Species of gastropod

Admete contabulata is a species of sea snail, a marine gastropod mollusk in the family Cancellariidae, the nutmeg snails.

==Description==
The length of the shell attains 12 mm, its diameter 4.5 mm.

(Original description in Latin) The shell is whitish, turrito-fusiform (tower-shaped and spindle-shaped). It has five whorls, which are angulated above, slightly swollen, and tabulated. The suture is slightly impressed. The spire is elongated, with an apex that is obtuse (blunt) and almost mammillary (nipple-shaped).

The aperture is oval, expanded, sharply rounded below, and it is equal to half the length of the shell. The columella is straight, with two slightly conspicuous folds (plicae). The siphonal canal is very short.

The sculpture is spirally costulate (having small spiral ribs). These ribs, which number 16 on the body whorl, extend to the keel that encircles the uppermost part of the whorls. Above, the surface is now smooth, now furnished with one or two inconspicuous ribs.
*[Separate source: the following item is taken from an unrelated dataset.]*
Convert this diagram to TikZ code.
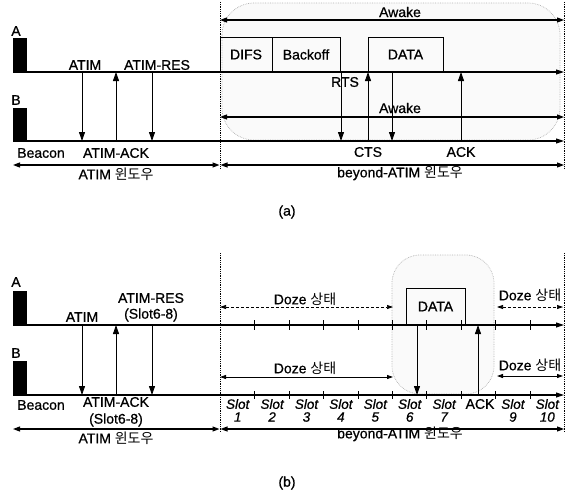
\documentclass[tikz,border=0pt]{standalone}
\usepackage{fontspec}
\setmainfont{Liberation Sans}[FakeBold=0.7]
\newfontfamily\kr{Noto Sans CJK KR}
\usetikzlibrary{arrows.meta}
\begin{document}
\begin{tikzpicture}[x=1pt,y=-1pt,
  font=\fontsize{14}{15}\selectfont,
  txt/.style={inner sep=0pt},
  tl/.style={line width=1.1pt,-{Triangle[length=8pt,width=5pt]}},
  msg/.style={line width=0.9pt,-{Triangle[length=9pt,width=6pt]}},
  spanarr/.style={line width=1.1pt,{Triangle[length=7pt,width=5pt]}-{Triangle[length=7pt,width=5pt]}},
  dozeA/.style={line width=0.7pt,densely dashed,{Triangle[length=6pt,width=4pt]}-{Triangle[length=6pt,width=4pt]}},
  dozeB/.style={line width=0.9pt,{Triangle[length=6pt,width=4pt]}-{Triangle[length=6pt,width=4pt]}},
  sep/.style={line width=0.8pt,densely dotted},
  blob/.style={draw=gray!60,line width=0.7pt,densely dotted,fill=gray!4},
  bar/.style={fill=black,minimum width=14pt,minimum height=34pt,inner sep=0pt},
  frame/.style={draw,line width=0.9pt,inner sep=0pt,minimum height=35pt},
  slot/.style={inner sep=0pt,font=\fontsize{13.5}{15}\selectfont\itshape},
  tick/.style={line width=0.9pt}]
\useasboundingbox (0,0) rectangle (575,495);

% ================= (a) =================
\draw[blob,rounded corners=32pt] (222,3) rectangle (560,140);
\node[bar] (barA1) at (20,55) {};
\node[bar] (barB1) at (20,124.5) {};
\node[txt] (la1) at (16,31) {A};
\node[txt] (lb1) at (16,100) {B};
\coordinate (A1s) at (13,72);  \coordinate (A1e) at (564,72);
\coordinate (B1s) at (13,141); \coordinate (B1e) at (564,141);
\coordinate (s1t) at (220,2); \coordinate (s1b) at (220,168);
\coordinate (r1t) at (564,2); \coordinate (r1b) at (564,168);
\draw[sep] (s1t) -- (s1b);
\draw[sep] (r1t) -- (r1b);

\node[frame,minimum width=52pt] (difs) at (246,54.5) {DIFS};
\node[frame,minimum width=68pt] (backoff) at (306,54.5) {Backoff};
\node[frame,minimum width=75pt] (data1) at (405.5,54.5) {DATA};

\draw[tl] (A1s) -- (A1e);
\draw[tl] (B1s) -- (B1e);

\coordinate (aw1l) at (220,20); \coordinate (aw1r) at (564,20);
\draw[spanarr] (aw1l) -- (aw1r);
\node[txt] (awake1) at (400,12) {Awake};
\coordinate (aw2l) at (220,117); \coordinate (aw2r) at (564,117);
\draw[spanarr] (aw2l) -- (aw2r);
\node[txt] (awake2) at (400,108) {Awake};

\coordinate (atA1) at (82,72);  \coordinate (atB1) at (82,141);
\coordinate (ackA1) at (116,72); \coordinate (ackB1) at (116,141);
\coordinate (resA1) at (152,72); \coordinate (resB1) at (152,141);
\draw[msg] (atA1) -- (atB1);
\draw[msg] (ackB1) -- (ackA1);
\draw[msg] (resA1) -- (resB1);
\node[txt] (atim1) at (85,65) {ATIM};
\node[txt] (atimres1) at (157,65) {ATIM-RES};
\node[txt] (beacon1) at (41,153) {Beacon};
\node[txt] (atimack1) at (116,153) {ATIM-ACK};

\coordinate (rtsA) at (341,72); \coordinate (rtsB) at (341,141);
\coordinate (ctsA) at (368,72); \coordinate (ctsB) at (368,141);
\coordinate (datA) at (392,72); \coordinate (datB) at (392,141);
\coordinate (ackA) at (461,72); \coordinate (ackB) at (461,141);
\draw[msg] (rtsA) -- (rtsB);
\draw[msg] (ctsB) -- (ctsA);
\draw[msg] (datA) -- (datB);
\draw[msg] (ackB) -- (ackA);
\node[txt] (rts) at (345,82) {RTS};
\node[txt] (cts) at (368,152) {CTS};
\node[txt] (ack1) at (461,152) {ACK};

\coordinate (w1a) at (13,165); \coordinate (w1b) at (219.5,165);
\coordinate (w1c) at (220.5,165); \coordinate (w1d) at (564,165);
\draw[spanarr] (w1a) -- (w1b);
\draw[spanarr] (w1c) -- (w1d);
\node[txt] (aw1) at (116,174) {ATIM {\kr 윈도우}};
\node[txt] (bw1) at (400,173) {beyond-ATIM {\kr 윈도우}};
\node[txt] (capa) at (287,212) {(a)};

% ================= (b) =================
\draw[blob,rounded corners=28pt] (392,255) rectangle (494,394);
\node[bar] (barA2) at (20,307.5) {};
\node[bar] (barB2) at (20,378) {};
\node[txt] (la2) at (16,282) {A};
\node[txt] (lb2) at (16,353) {B};
\coordinate (A2s) at (13,325);  \coordinate (A2e) at (564,325);
\coordinate (B2s) at (13,395); \coordinate (B2e) at (564,395);
\coordinate (s2t) at (220,253); \coordinate (s2b) at (220,432);
\coordinate (r2t) at (564,253); \coordinate (r2b) at (564,432);
\draw[sep] (s2t) -- (s2b);
\draw[sep] (r2t) -- (r2b);

\node[frame,minimum width=59pt,minimum height=37pt] (data2) at (435.5,306.5) {DATA};
\draw[tl] (A2s) -- (A2e);
\draw[tl] (B2s) -- (B2e);

\foreach \k in {1,...,9}{
  \pgfmathsetmacro{\xx}{220.5+34.4*\k}
  \draw[tick] (\xx,320) -- (\xx,330);
  \draw[tick] (\xx,391) -- (\xx,399);
}
\foreach \k/\n in {1/1,2/2,3/3,4/4,5/5,6/6,7/7,9/9,10/10}{
  \pgfmathsetmacro{\xx}{220.5+34.4*\k-17.2}
  \node[slot] (slot\k) at (\xx,404) {Slot};
  \node[slot] (num\k) at (\xx,417) {\n};
}
\node[txt] (ack2) at (480,404) {ACK};

\coordinate (dA1) at (220,307); \coordinate (dA2) at (393,307);
\coordinate (dA3) at (497,307); \coordinate (dA4) at (563,307);
\coordinate (dB1) at (220,377); \coordinate (dB2) at (393,377);
\coordinate (dB3) at (497,376); \coordinate (dB4) at (563,376);
\draw[dozeA] (dA1) -- (dA2);
\draw[dozeA] (dA3) -- (dA4);
\draw[dozeB] (dB1) -- (dB2);
\draw[dozeB] (dB3) -- (dB4);
\node[txt] (doze1) at (305,299) {Doze {\kr 상태}};
\node[txt] (doze2) at (530,295) {Doze {\kr 상태}};
\node[txt] (doze3) at (305,368) {Doze {\kr 상태}};
\node[txt] (doze4) at (530,365) {Doze {\kr 상태}};

\coordinate (atA2) at (82,325);  \coordinate (atB2) at (82,395);
\coordinate (ackA2) at (116,325); \coordinate (ackB2) at (116,395);
\coordinate (resA2) at (152,325); \coordinate (resB2) at (152,395);
\draw[msg] (atA2) -- (atB2);
\draw[msg] (ackB2) -- (ackA2);
\draw[msg] (resA2) -- (resB2);
\node[txt] (atim2) at (82,317) {ATIM};
\node[txt] (atimres2) at (151,298) {ATIM-RES};
\node[txt] (slres) at (151,315) {(Slot6-8)};
\node[txt] (beacon2) at (41,405) {Beacon};
\node[txt] (atimack2) at (116,402) {ATIM-ACK};
\node[txt] (slack) at (116,420) {(Slot6-8)};

\coordinate (d2A) at (417,325); \coordinate (d2B) at (417,395);
\coordinate (k2A) at (478,325); \coordinate (k2B) at (478,395);
\draw[msg] (d2A) -- (d2B);
\draw[msg] (k2B) -- (k2A);

\coordinate (w2a) at (13,429); \coordinate (w2b) at (219.5,429);
\coordinate (w2c) at (220.5,429); \coordinate (w2d) at (564,429);
\draw[spanarr] (w2a) -- (w2b);
\draw[spanarr] (w2c) -- (w2d);
\node[txt] (aw2) at (116,438) {ATIM {\kr 윈도우}};
\node[txt] (bw2) at (400,434) {beyond-ATIM {\kr 윈도우}};
\node[txt] (capb) at (287,483) {(b)};
\end{tikzpicture}
\end{document}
On the two middle whorls, there are oblique longitudinal folds, which are nodose (knobbed) around the keel, but these vanish on the body whorl. The primary whorls are convex, smooth, and shining.

(A later description)The shell is conical with 4-5 whorls on the shoulder with a deep suture. Spiral sculpture has frequent cords which are narrow. There can be 20 cords beneath the shoulder.

==Distribution==
This marine species occurs off Svalbard, Norway and off Murmansk, Russian Federation.